Abarim () is the Hebrew name used in the Bible for a mountain range "across the Jordan", understood as east of the Jordan Rift Valley, i.e. in Transjordan, to the east and south-east of the Dead Sea, extending from Mount Nebo — its highest point — in the north, perhaps to the Arabian desert in the south.

Etymology and description
According to Cheyne and Black, its Hebrew meaning is "'Those-on-the-other-side'—i.e., of the Jordan." The Vulgate (Deuteronomy 32:49) gives its etymological meaning as passages. Its northern part was called Pisgah, and the highest peak of Pisgah was Mount Nebo (Numbers 23:14; 27:12; 21:20; 32:47; Deuteronomy 3:27; 34:1; 32:49).

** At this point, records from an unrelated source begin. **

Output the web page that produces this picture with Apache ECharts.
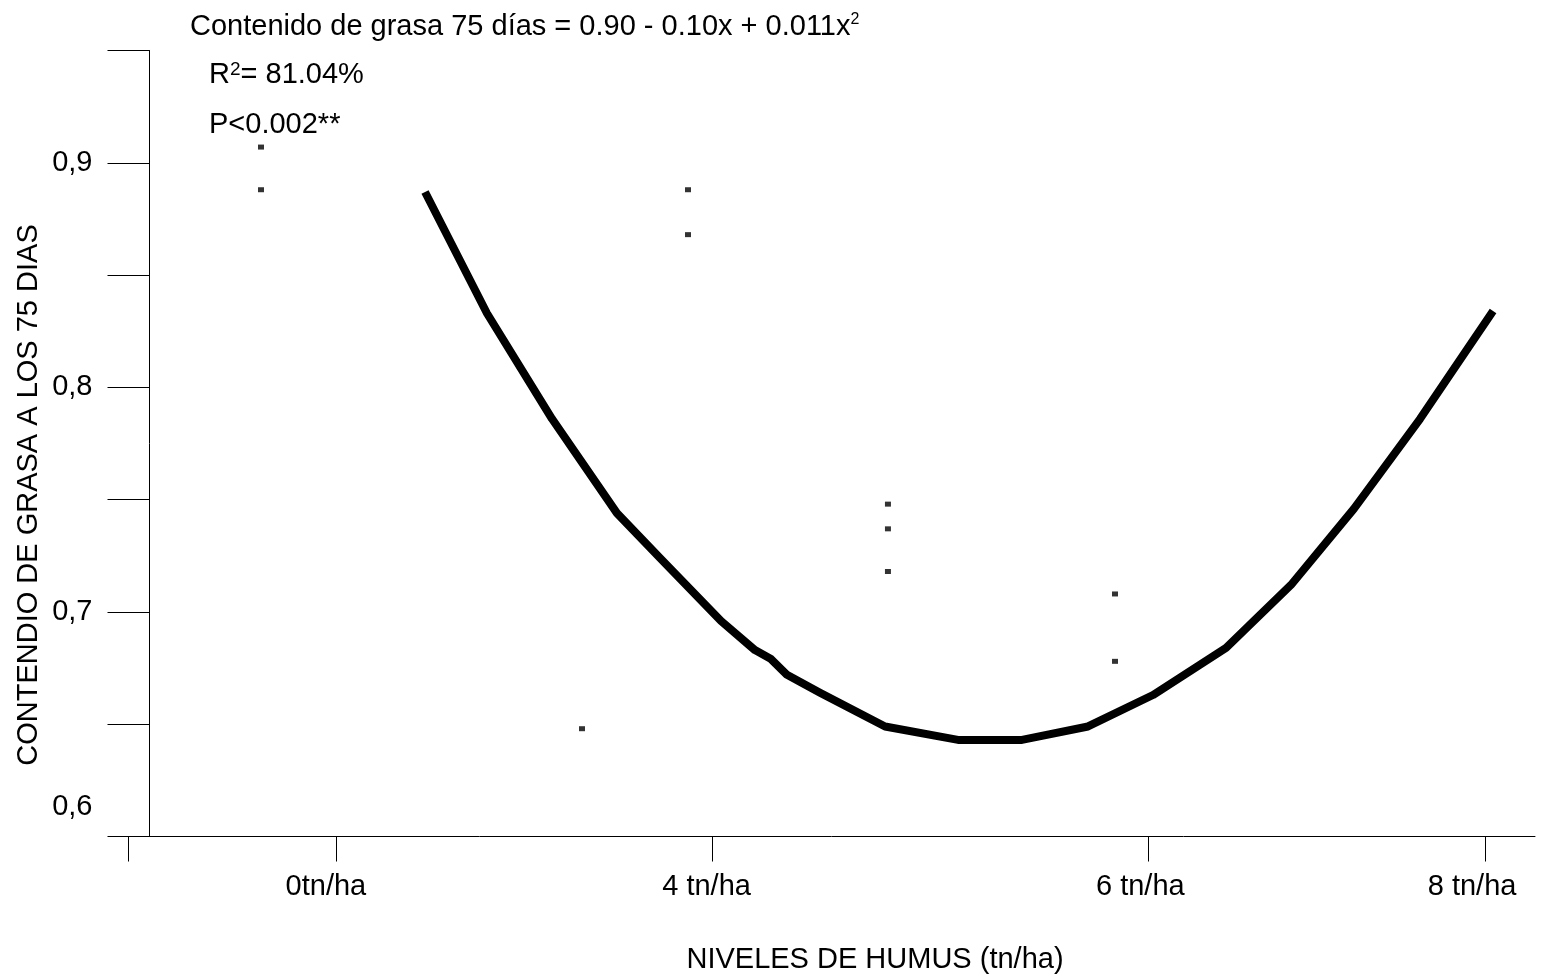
<!DOCTYPE html>
<html>
<head>
<meta charset="utf-8">
<script src="https://cdn.jsdelivr.net/npm/echarts@6/dist/echarts.min.js"></script>
<style>
  html, body { margin: 0; padding: 0; background: #ffffff; }
  #chart { width: 1556px; height: 977px; }
</style>
</head>
<body>
<div id="chart"></div>
<script>
// Humus level axis (value units: 0 = 0 tn/ha mark, 8 = 8 tn/ha mark)
const xMin = -1.448;
const xMax = 8.348;
const xTickValues = [-1.448, 0, 2.618, 5.654, 8];
const xLabelValues = [-0.07, 2.58, 5.6, 7.91];
const xLabelTexts = ['0tn/ha', '4 tn/ha', '6 tn/ha', '8 tn/ha'];

// Fat content axis
const yMin = 0.6;
const yMax = 0.95;
const yTickValues = [0.6, 0.65, 0.7, 0.75, 0.8, 0.85, 0.9, 0.95];
const yLabelValues = [0.6, 0.7, 0.8, 0.9];
const yLabelTexts = ['0,6', '0,7', '0,8', '0,9'];

// Observed fat content at 75 days
const obsX = [-0.522, -0.522, 1.713, 2.451, 2.451, 3.843, 3.843, 3.843, 5.424, 5.424];
const obsY = [0.907, 0.888, 0.648, 0.888, 0.868, 0.748, 0.737, 0.718, 0.708, 0.678];

// Fitted quadratic curve
const fitX = [0.620, 1.051, 1.504, 1.956, 2.256, 2.681, 2.917, 3.029, 3.140, 3.370,
              3.823, 4.331, 4.776, 5.236, 5.688, 6.197, 6.649, 7.088, 7.548, 8.056];
const fitY = [0.887, 0.833, 0.786, 0.744, 0.724, 0.696, 0.683, 0.679, 0.672, 0.664,
              0.649, 0.643, 0.643, 0.649, 0.663, 0.684, 0.712, 0.746, 0.786, 0.834];

const FONT = "'Liberation Sans', Arial, sans-serif";

function nearestIndex(arr, v) {
  let best = 0;
  for (let i = 1; i < arr.length; i++) {
    if (Math.abs(arr[i] - v) < Math.abs(arr[best] - v)) best = i;
  }
  return best;
}

const chart = echarts.init(document.getElementById('chart'), null, { renderer: 'canvas' });

const txt = { fontSize: 29, fontFamily: FONT, color: '#000', fontWeight: 'normal', lineHeight: 29 };

const option = {
  backgroundColor: '#ffffff',
  animation: false,
  title: [
    {
      left: 190, top: 12, padding: 0,
      text: '{a|Contenido de grasa 75 días = 0.90 - 0.10x + 0.011x}{s|2}',
      textStyle: {
        fontWeight: 'normal',
        rich: {
          a: txt,
          s: { fontSize: 16, fontFamily: FONT, color: '#000', fontWeight: 'normal', verticalAlign: 'top', lineHeight: 16 }
        }
      }
    },
    {
      left: 209, top: 60, padding: 0,
      text: '{a|R}{s|2}{a|= 81.04%}',
      textStyle: {
        fontWeight: 'normal',
        rich: {
          a: txt,
          s: { fontSize: 19, fontFamily: FONT, color: '#000', fontWeight: 'normal', verticalAlign: 'top', lineHeight: 19, padding: [0, 0, 4, 0] }
        }
      }
    },
    {
      left: 209, top: 110, padding: 0,
      text: 'P<0.002**',
      textStyle: txt
    }
  ],
  grid: { left: 128, right: 21, top: 50.5, bottom: 140.5, containLabel: false },
  xAxis: {
    type: 'value',
    min: xMin,
    max: xMax,
    axisLine: { show: true, onZero: false, lineStyle: { color: '#000', width: 1 } },
    axisTick: {
      show: true, inside: false, length: 25,
      customValues: xTickValues,
      lineStyle: { color: '#000', width: 1 }
    },
    axisLabel: {
      customValues: xLabelValues,
      margin: 36,
      fontSize: 29,
      fontFamily: FONT,
      color: '#000',
      formatter: function (v) { return xLabelTexts[nearestIndex(xLabelValues, v)]; }
    },
    splitLine: { show: false }
  },
  yAxis: {
    type: 'value',
    min: yMin,
    max: yMax,
    offset: -21.5,
    axisLine: { show: true, onZero: false, lineStyle: { color: '#000', width: 1 } },
    axisTick: {
      show: true, inside: false, length: 42,
      customValues: yTickValues,
      lineStyle: { color: '#000', width: 1 }
    },
    axisLabel: {
      customValues: yLabelValues,
      margin: 57,
      fontSize: 29,
      fontFamily: FONT,
      color: '#000',
      formatter: function (v) {
        const i = nearestIndex(yLabelValues, v);
        const t = yLabelTexts[i];
        return i === 0 ? '{low|' + t + '}' : t;
      },
      rich: {
        low: { fontSize: 29, fontFamily: FONT, color: '#000', padding: [0, 0, 60, 0] }
      }
    },
    splitLine: { show: false }
  },
  graphic: [
    {
      type: 'text',
      x: 875, y: 960,
      style: {
        text: 'NIVELES DE HUMUS (tn/ha)',
        font: '29px ' + FONT,
        fill: '#000',
        align: 'center', verticalAlign: 'middle',
        textAlign: 'center', textVerticalAlign: 'middle'
      }
    },
    {
      type: 'text',
      x: 29, y: 495,
      rotation: Math.PI / 2,
      style: {
        text: 'CONTENDIO DE GRASA A LOS 75 DIAS',
        font: '29px ' + FONT,
        fill: '#000',
        align: 'center', verticalAlign: 'middle',
        textAlign: 'center', textVerticalAlign: 'middle'
      }
    }
  ],
  series: [
    {
      type: 'line',
      data: fitX.map(function (x, i) { return [x, fitY[i]]; }),
      showSymbol: false,
      symbol: 'none',
      smooth: false,
      lineStyle: { color: '#000', width: 8, join: 'round' },
      z: 2
    },
    {
      type: 'scatter',
      data: obsX.map(function (x, i) { return [x, obsY[i]]; }),
      symbol: 'rect',
      symbolSize: [6, 5],
      itemStyle: { color: '#000' },
      z: 3
    }
  ]
};

chart.setOption(option);
</script>
</body>
</html>
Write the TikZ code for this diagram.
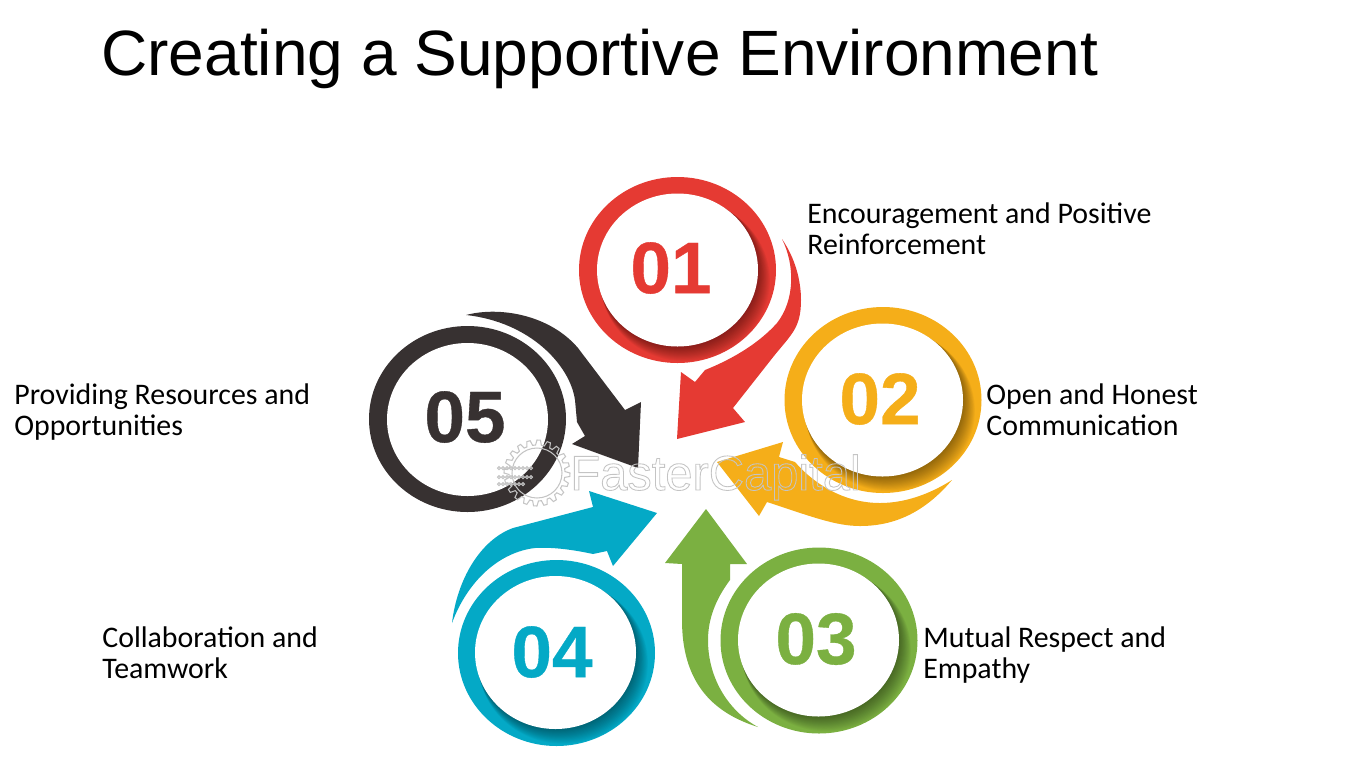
\documentclass[tikz,border=0pt]{standalone}
\usepackage{fontspec}
\setmainfont{Liberation Sans}
\newfontfamily\labelfont{Carlito}
\newfontfamily\numfont[BoldFeatures={FakeBold=0.5}]{Liberation Sans}
\usepackage{xcolor}

\definecolor{ringred}{HTML}{E53A33}
\definecolor{ringgold}{HTML}{F5AE19}
\definecolor{ringgreen}{HTML}{7BB041}
\definecolor{ringteal}{HTML}{04A9C6}
\definecolor{ringdark}{HTML}{373131}
\definecolor{markgray}{HTML}{C4C4C4}

\newcommand{\outlinetext}[1]{\special{pdf:code 1 Tr 0.5 w}#1\special{pdf:code 0 Tr}}

\tikzset{
    titlelabel/.style={anchor=base west, inner sep=0pt, font=\fontsize{36.45}{44}\selectfont},
    itemlabel/.style={anchor=west, inner sep=0pt, align=left, font=\labelfont\fontsize{17}{17.6}\selectfont},
    numlabel/.style={inner sep=0pt, font=\numfont\bfseries\fontsize{41.5}{50}\selectfont},
    marklabel/.style={inner sep=0pt, anchor=base west, text=markgray, font=\fontsize{27.8}{36}\selectfont}
}

\begin{document}
\begin{tikzpicture}[x=0.02cm, y=-0.02cm]

    \useasboundingbox (0,0) rectangle (1350,769);

    % Arrows
    \fill[ringred] (782,239) .. controls (795,258) and (801,280) .. (801,300)
        .. controls (801,330) and (790,335) .. (770,361) -- (733,408)
        -- (745,422) -- (677,439) -- (681,372) -- (695,382) -- (705,370)
        .. controls (735,358) and (760,342) .. (777,323)
        .. controls (795,300) and (795,265) .. (782,239) -- cycle;

    \fill[ringgold] (952,480) .. controls (925,512) and (895,526) .. (860,526)
        .. controls (835,526) and (810,516) .. (767,502)
        -- (759,516) -- (717,462) -- (783,442) -- (779,457) -- (795,462)
        .. controls (815,485) and (845,503) .. (880,503)
        .. controls (905,503) and (930,494) .. (952,480) -- cycle;

    \fill[ringgreen] (758,727) .. controls (710,712) and (682,680) .. (682,620) -- (682,564)
        -- (665,563) -- (706,509) -- (747,564) -- (730,564) -- (730,580)
        .. controls (715,600) and (708,620) .. (708,640)
        .. controls (708,680) and (730,712) .. (758,727) -- cycle;

    \fill[ringteal] (452,623) .. controls (457,580) and (480,540) .. (513,528) -- (593,507)
        -- (589,491) -- (657,513) -- (613,566) -- (607,551) -- (593,554)
        .. controls (570,549) and (550,547) .. (535,548)
        .. controls (500,552) and (468,580) .. (452,623) -- cycle;

    \fill[ringdark] (466,315) .. controls (500,306) and (550,315) .. (578,348) -- (625,410)
        -- (641,402) -- (638,468) -- (572,444) -- (585,436) -- (577,422) -- (575,400)
        .. controls (570,365) and (530,322) .. (466,315) -- cycle;

    % Rings: name / centre x,y / hole x,y / colour / number / number x,y / shadow
    \foreach \name/\cx/\cy/\hx/\hy/\col/\num/\nx/\ny/\sh in {
        one/677.5/270/677.5/270/ringred/01/671/268/1,
        two/883/400/882.5/400/ringgold/02/880/399/1,
        three/819/640.5/818.5/640/ringgreen/03/816/639/1,
        four/556.5/653/555.5/652.5/ringteal/04/552/652/1,
        five/467.5/419/467.5/419.5/ringdark/05/465/417/0}{
        \fill[\col] (\cx,\cy) ellipse [x radius=98.5, y radius=93];
        \begin{scope}
            \clip (\cx,\cy) ellipse [x radius=98.5, y radius=93];
            \ifnum\sh=1
            \foreach \s in {1,...,14}
                \fill[black, opacity=0.03] (\hx+\s*0.55,\hy+\s*0.75) ellipse [x radius=80.5+\s*0.3, y radius=76.5+\s*0.3];
            \fi
        \end{scope}
        \fill[white] (\hx,\hy) ellipse [x radius=80.5, y radius=76.5];
        \node[numlabel, text=\col] (num\name) at (\nx,\ny) {\num};
    }

    % Watermark
    \begin{scope}[shift={(537,473)}, markgray, line width=0.6pt]
        \draw (0:25) arc [start angle=0, end angle=360, radius=25];
        \draw (0:33) \foreach \a in {0,18,...,342} {
            -- (\a:33) -- (\a+6:33) -- (\a+9:28) -- (\a+15:28) } -- cycle;
        \foreach \row/\len in {-5/9,4/9,11/7}
            \foreach \k in {1,...,\len}
                \draw (-42+\k*4,\row) circle [radius=1.5];
    \end{scope}
    \node[marklabel] (mark) at (570,490) {\outlinetext{FasterCapital}};

    % Texts
    \node[titlelabel] (title) at (101,75) {Creating a Supportive Environment};

    \node[itemlabel] (encourage) at (807,229) {Encouragement and Positive\\Reinforcement};
    \node[itemlabel] (honest) at (986,410) {Open and Honest\\Communication};
    \node[itemlabel] (respect) at (923,655) {Mutual Respect and\\Empathy};
    \node[itemlabel] (teamwork) at (102,653) {Collaboration and\\Teamwork};
    \node[itemlabel] (resources) at (14,412) {Providing Resources and\\Opportunities};

\end{tikzpicture}
\end{document}
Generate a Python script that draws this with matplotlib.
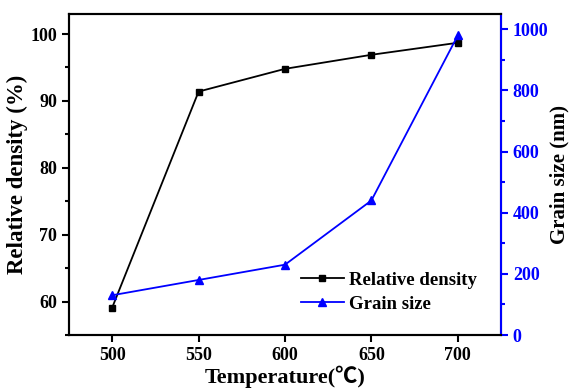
import matplotlib
matplotlib.use("Agg")
import matplotlib.pyplot as plt
from matplotlib.ticker import MultipleLocator

temperature = [500, 550, 600, 650, 700]
relative_density = [59.1, 91.4, 94.8, 96.9, 98.7]
grain_size = [130, 180, 230, 440, 980]

fam = ['Liberation Serif', 'Noto Sans CJK SC', 'DejaVu Serif']
plt.rcParams['font.family'] = fam
plt.rcParams['font.weight'] = 'bold'

fig = plt.figure(figsize=(5.70, 3.89), dpi=100)
ax = fig.add_axes([69/570, 1-335/389, (501-69)/570, (335-14)/389])
ax2 = ax.twinx()

l1, = ax.plot(temperature, relative_density, color='black', marker='s', markersize=5,
              linewidth=1.3, label='Relative density')
l2, = ax2.plot(temperature, grain_size, color='blue', marker='^', markersize=6,
               linewidth=1.3, label='Grain size')

ax.set_xlim(475, 725)
ax.set_ylim(55, 103)
ax2.set_ylim(0, 1050)
ax.set_xticks(temperature)
ax.yaxis.set_major_locator(MultipleLocator(10))
ax.yaxis.set_minor_locator(MultipleLocator(5))
ax2.yaxis.set_major_locator(MultipleLocator(200))
ax2.yaxis.set_minor_locator(MultipleLocator(100))

for a in (ax, ax2):
    for s in a.spines.values():
        s.set_linewidth(1.5)
ax2.spines['right'].set_color('blue')
ax.tick_params(axis='both', which='both', direction='out', width=1.5, labelsize=13)
ax.tick_params(which='major', length=5)
ax.tick_params(which='minor', length=3)
ax2.tick_params(axis='y', which='both', colors='blue', width=1.5, labelsize=13)
ax2.tick_params(which='major', length=5)
ax2.tick_params(which='minor', length=3)

ax.set_xlabel('Temperature(℃)', fontsize=16, fontweight='bold', labelpad=1)
ax.set_ylabel('Relative density (%)', fontsize=16.5, fontweight='bold', labelpad=2)
ax2.set_ylabel('Grain size (nm)', fontsize=15, fontweight='bold', labelpad=1)

ax.legend(handles=[l1, l2], loc='lower right', bbox_to_anchor=(0.945, 0.07), frameon=False,
          fontsize=13.5, handlelength=2.3, handletextpad=0.3, borderaxespad=0,
          borderpad=0, labelspacing=0.35)

fig.savefig('out.png', dpi=100)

These mountains are mentioned several times in the Bible:
 Balaam blessed Israel the second time from the top of Mount Pisgah (Numbers 23:14)
 From "the top of Pisgah" i.e. Mount Nebo, an area which belonged to Moab, Moses surveyed the Promised Land (Numbers 27:12 and Deuteronomy 3:27; 32:49), and there he died (34:1,5)
 The Israelites had one of their encampments in the mountains of Abarim (Numbers 33:47,48) after crossing the Arnon
 The prophet Jeremiah linked it with Bashan and Lebanon as locations from which the people cried in vain to God for rescue (Jeremiah 22:20)
 Jeremiah hid the Ark of the Covenant there (II Maccabees 2:4-5). (The book of 2 Maccabees is included in Bibles used by Roman Catholics, but generally not in Protestant or Jewish Bibles.)

See also

 Biblical names for geographical features possibly part of "Abarim"
 Mount Seir, the ancient name for the mountainous region between the Dead Sea and the Gulf of Aqaba; modern Jibāl ash-Sharāh
 Modern names for geographical features possibly synonymous or contained in "Abarim"
 Al-Sharat or Ash-Sharāh, a highland region in modern-day southern Jordan and northwestern Saudi Arabia
 Jibāl ash-Sharāh (see Mount Seir), with Petra, Jebe Harun/Mount Aaron, etc.
 Jebel Proywe, Jordanian mountain north of Little Petra
 Petra (ancient Reqem/Reqmu/Rakmu) in Seir
 Jebel Harun, or southern Mount Hor near Petra, with the alleged tomb of Aaron
 Related geographical features
 Midian Mountains, Saudi Arabian mountains to the south

References

External links

 Mount Nebo - Jordan (YouTube)

Mountains of Jordan
Hebrew Bible mountains
Transjordan (region)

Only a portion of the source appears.